Students often mix up:

• area and perimeter
• mean and median
• probability and relative frequency
• ratio simplification and ratio sharing

These pairs sound close but answer different questions.

Losing Marks On Units

If a question changes from cm to m, or from minutes to hours, the arithmetic can be correct and the final answer can still be wrong.

Revising Only Comfortable Topics

Reading solutions to topics you already like can feel productive, but it does not move your grade much. Marks usually improve faster when you spend more time on the topics you avoid.

How To Revise GCSE Maths Efficiently

Use a simple loop:

1. Pick one topic, such as percentage change or simultaneous equations.
2. Review one method or formula and do one clean worked example.
3. Answer a short mixed set of questions without notes.
4. Mark your work and write down the exact mistake type.
5. Revisit the topic a few days later.

This works better than long unfocused sessions because GCSE Maths depends heavily on recall plus method choice under time pressure.

If you are close to the exam, prioritize weak topics that appear often: percentages, algebra, graphs, geometry formulas, and data interpretation.

Where GCSE Maths Is Used

GCSE Maths is used any time you need to work with quantity, change, shape, uncertainty, or data. In everyday life that can mean budgeting, comparing deals, reading graphs, measuring spaces, or interpreting risk. In school and work, it supports subjects such as science, economics, business, and computing.

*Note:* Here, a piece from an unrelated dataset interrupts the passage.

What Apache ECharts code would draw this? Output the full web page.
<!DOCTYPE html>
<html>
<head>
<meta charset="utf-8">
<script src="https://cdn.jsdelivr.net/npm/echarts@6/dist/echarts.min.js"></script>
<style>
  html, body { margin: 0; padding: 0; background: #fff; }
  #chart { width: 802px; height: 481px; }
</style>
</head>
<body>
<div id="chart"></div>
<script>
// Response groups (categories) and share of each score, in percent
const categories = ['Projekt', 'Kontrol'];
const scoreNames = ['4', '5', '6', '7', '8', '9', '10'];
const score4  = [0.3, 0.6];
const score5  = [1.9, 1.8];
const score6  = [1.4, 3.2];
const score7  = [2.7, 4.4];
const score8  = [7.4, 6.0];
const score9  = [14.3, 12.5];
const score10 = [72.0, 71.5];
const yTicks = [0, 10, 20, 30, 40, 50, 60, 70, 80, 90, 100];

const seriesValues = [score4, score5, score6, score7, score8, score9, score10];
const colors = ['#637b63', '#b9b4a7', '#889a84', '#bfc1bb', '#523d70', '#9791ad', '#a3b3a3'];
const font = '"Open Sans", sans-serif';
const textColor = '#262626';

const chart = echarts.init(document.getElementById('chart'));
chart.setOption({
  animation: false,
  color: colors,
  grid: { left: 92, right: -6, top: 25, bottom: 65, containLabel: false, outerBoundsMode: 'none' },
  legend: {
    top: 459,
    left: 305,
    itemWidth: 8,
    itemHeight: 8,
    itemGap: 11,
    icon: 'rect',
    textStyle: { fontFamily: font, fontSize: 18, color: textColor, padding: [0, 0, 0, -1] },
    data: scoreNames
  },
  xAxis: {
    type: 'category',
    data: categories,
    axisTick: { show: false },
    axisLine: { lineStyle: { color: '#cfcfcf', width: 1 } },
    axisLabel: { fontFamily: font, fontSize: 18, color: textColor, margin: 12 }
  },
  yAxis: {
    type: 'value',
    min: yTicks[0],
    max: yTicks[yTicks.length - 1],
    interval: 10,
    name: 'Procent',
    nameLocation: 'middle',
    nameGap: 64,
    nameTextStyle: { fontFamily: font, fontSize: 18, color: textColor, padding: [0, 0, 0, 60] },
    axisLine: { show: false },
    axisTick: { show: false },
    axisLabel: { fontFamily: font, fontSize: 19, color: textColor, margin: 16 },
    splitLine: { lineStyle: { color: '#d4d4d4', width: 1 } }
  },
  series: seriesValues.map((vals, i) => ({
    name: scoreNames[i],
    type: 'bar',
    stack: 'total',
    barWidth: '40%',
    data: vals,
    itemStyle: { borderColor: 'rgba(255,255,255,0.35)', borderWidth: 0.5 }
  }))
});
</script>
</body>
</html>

How much of the course you use later depends on what you study or do next, but the core habits stay useful: checking assumptions, choosing a method, and testing whether an answer is reasonable.

Try Your Own Revision Map

Try your own version of this guide by splitting a sheet of paper into the five big areas: number, algebra, ratio, geometry, and statistics. Under each one, list the topics you can do confidently, the formulas you forget, and one type of question you still miss. That turns revision from "study maths" into a short list you can actually finish.

If you want a next step after that, try solving a similar problem on your weakest topic and then compare your method with a clean worked solution.